The reason most DIY repairs fail within six months is three-sided adhesion. If the silicone bonds to the back of the joint as well as the two sides, it cannot stretch properly. It gets pulled in three directions at once and tears down the middle. This is basic material science. By using a backer rod or ensuring the silicone only touches the two opposing tile edges, you allow the material to function like a rubber band. This is the same principle we use in expansion joints for floor leveling on large commercial slabs. We create a space for movement. The 1/8 inch gap is your friend. Do not try to minimize the bead. A tiny, thin bead of silicone has very little material to stretch. A robust, properly tooled bead is what survives the test of time.
The surgical application technique
Tooling the bead is not about aesthetics; it is about forcing the sealant into the microscopic pores of the tile and grout to create a mechanical lock. You should apply a steady, continuous bead and tool it with a finger dipped in soapy water or a dedicated smoothing tool to achieve a concave profile.
I see people masking the joint with blue tape. While that can help get a straight line, it often creates a small ridge of silicone that can catch water and harbor mold. I prefer the old school method. Cut the nozzle at a 45-degree angle to match the width of the joint. Push the caulk gun forward rather than pulling it. Pushing forces the material into the corner. Once the bead is down, you have a five-minute window before it begins to skin over. This is when the magic happens. By tooling the joint, you are pressing the silicone against the edges of the tile. If the surface is clean, the bond will be nearly impossible to break. If you are dealing with a shower that sits on a plywood subfloor, you should even consider filling the shower with water before you caulk. This weighs down the pan, mimicking the stress of a person standing in it. You caulk it while it is under load, let it cure, and then drain it. This ensures the seal is not being over-stressed the first time someone takes a shower.

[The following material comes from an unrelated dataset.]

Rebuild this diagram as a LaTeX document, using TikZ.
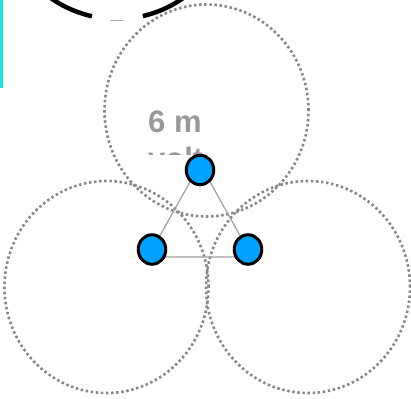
\documentclass[tikz,border=0pt]{standalone}
\usepackage{fontspec}
\setmainfont{Liberation Sans}
\usetikzlibrary{shapes.geometric}
\definecolor{rangegray}{HTML}{888888}
\definecolor{labelgray}{HTML}{999999}
\definecolor{linkgray}{HTML}{A0A0A0}
\definecolor{nodeblue}{HTML}{00A2FF}
\definecolor{barcyan}{HTML}{1DE9D8}
\begin{document}
\begin{tikzpicture}[x=1pt,y=1pt,
  coverzone/.style={draw=rangegray,line width=2.6pt,dash pattern=on 2.5pt off 2.6pt},
  link/.style={draw=linkgray,line width=1.2pt},
  sensor/.style={ellipse,draw=black,line width=3pt,fill=nodeblue,
    minimum width=27.5pt,minimum height=29.5pt,inner sep=0pt}]
\useasboundingbox (0,0) rectangle (411,-398);
\clip (0,0) rectangle (411,-398);

% Bar and arc at the top
\fill[barcyan] (0,0) rectangle (3,-88);
\draw[line width=4.5pt] (117,96) ++(228:115pt) arc[start angle=228,end angle=257.4,radius=115pt];
\draw[line width=4.5pt] (117,96) ++(283:115pt) arc[start angle=283,end angle=312,radius=115pt];
\draw[labelgray!80,line width=1pt] (110,-21) -- (123,-21);

% Coverage zones
\draw[coverzone] (206.5,-110.5) ellipse[x radius=102pt,y radius=106pt];
\draw[coverzone] (106.5,-287) ellipse[x radius=102pt,y radius=106pt];
\draw[coverzone] (308,-287) ellipse[x radius=102pt,y radius=106pt];

% Links
\coordinate (tTop) at (200,-164);
\coordinate (tLeft) at (148,-257);
\coordinate (tRight) at (252,-257);
\draw[link] (tTop) -- (tLeft) -- (tRight) -- cycle;

% Label
\begin{scope}
\clip (140,-100) rectangle (230,-154.5);
\node[anchor=base west,align=left,inner sep=0pt,text=labelgray,
  font=\fontsize{31}{37}\selectfont\bfseries] (lbl) at (148,-169) {6 m\\volt};
\end{scope}

% Sensors
\node[sensor] (nTop) at (200,-170) {};
\node[sensor] (nLeft) at (152,-249.5) {};
\node[sensor] (nRight) at (248,-249.5) {};
\end{tikzpicture}
\end{document}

“Water is the universal solvent; it will find every mistake you made in the first ten minutes of the job.” – Tile Council of North America Standard
The final word on moisture management
Once the corner is sealed, you must wait. Most 100% silicones require 24 hours to become water-resistant and up to 7 days for a full chemical cure. Do not rush this. If you turn on the shower too soon, the surface of the silicone will wash away, and the internal structure will never reach its maximum strength. This is the same patience required for a proper carpet install or floor leveling project. You cannot rush the chemistry. If you follow these steps, you will have a corner that is not just sealed, but engineered to withstand the movement of your home. You will protect your subfloor, your laminate, and your peace of mind. No more damp smells. No more soft spots in the plywood. Just a high-performance surface that does exactly what it was designed to do. Floor work is about the things you don’t see. The seal in that corner is the most important invisible thing in your bathroom.